On the second floor, for instance, three semi-abstract prints by Chicago-based Jessica Labatte prove a fine complement to a series of pieces in various media by Pittsburgh’s A.W. Allison. Allison’s “unload natural artificer, the life of every person (empathy nerve)” is a mural-sized acrylic painting on fabric, hung like a banner, depicting dozens of fantastical, typically fateful encounters between dragons, demons and other mythical creatures, and some human figures as well. There are lots of swords, and I couldn’t always tell what was going on, but it’s compulsively viewable. Hung nearby, Labatte’s prints of iconic, meditatively gleaming stone-like objects are as austere as Allison’s vision is sprawling.
Likewise, the works on the third floor seem bound together by pieces from New Mexico-based artist Paula Wilson, in particular her 5-minute video “Life Spiral.” Part performance art, part nature photography, part visual poem, the video blends beautiful cinematography, surprising mise en scène and inventive editing to make a universal statement about life, love and death.

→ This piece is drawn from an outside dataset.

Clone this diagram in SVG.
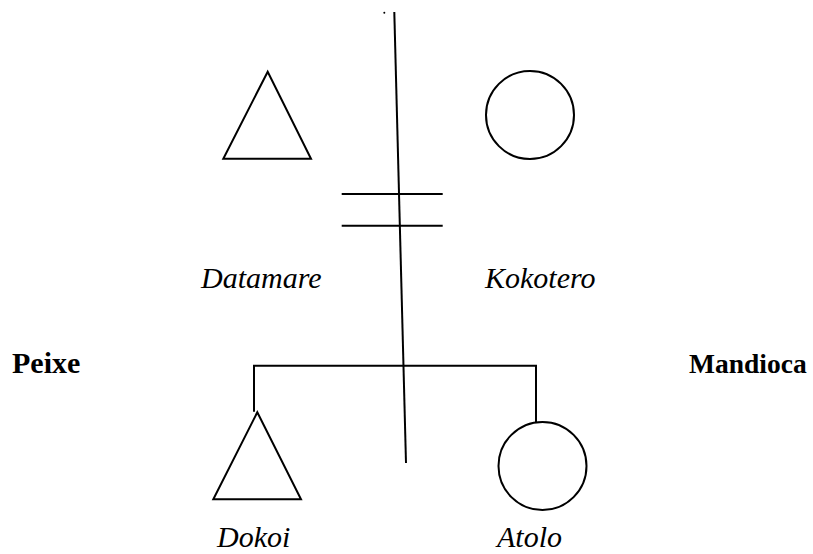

“Life Spiral” especially sets the scene for works hung nearby, like Pittsburgh-based Angie Jenning’s mixed-media-on-cloth pieces, the towering, dark-hued “Butterfly” and the somber “Water Weeps In a Vail.” And it pairs readily with Pittsburgh photographer Sue Abramson’s series of gelatin silver prints of cicadas (“Magicicada”) and her powerful series of 13 black-and-white photographic prints of large downed trees found in local parks.
Other notable works on the third floor include Pittsburgh-based Deanna Mance’s “What’s Contained in a Breath,” a colored-pencil wall mural that’s almost as densely populated as Wilson’s “natural artificer” but — instead of mayhem — teems with cowrie shells, eyeballs rolled heavenward, calming geometric patterns, and playfully colored figures proffering vases full of flowers.
And on the second floor, there’s a chance to get acquainted with (or catch up on) the work of fast-rising Pittsburgh artist Mikael Owunna, who pays homage to Igbo cosmology by photographing body-painted Black people with customized cameras under special light so they glimmer like galaxies. The show features four of his gleaming dye-sublimation prints on aluminum as well as a monitor (with headphones for the soundtrack) screening the 30-minute dance film “Obi Mbu,” co-directed with Marques Redd.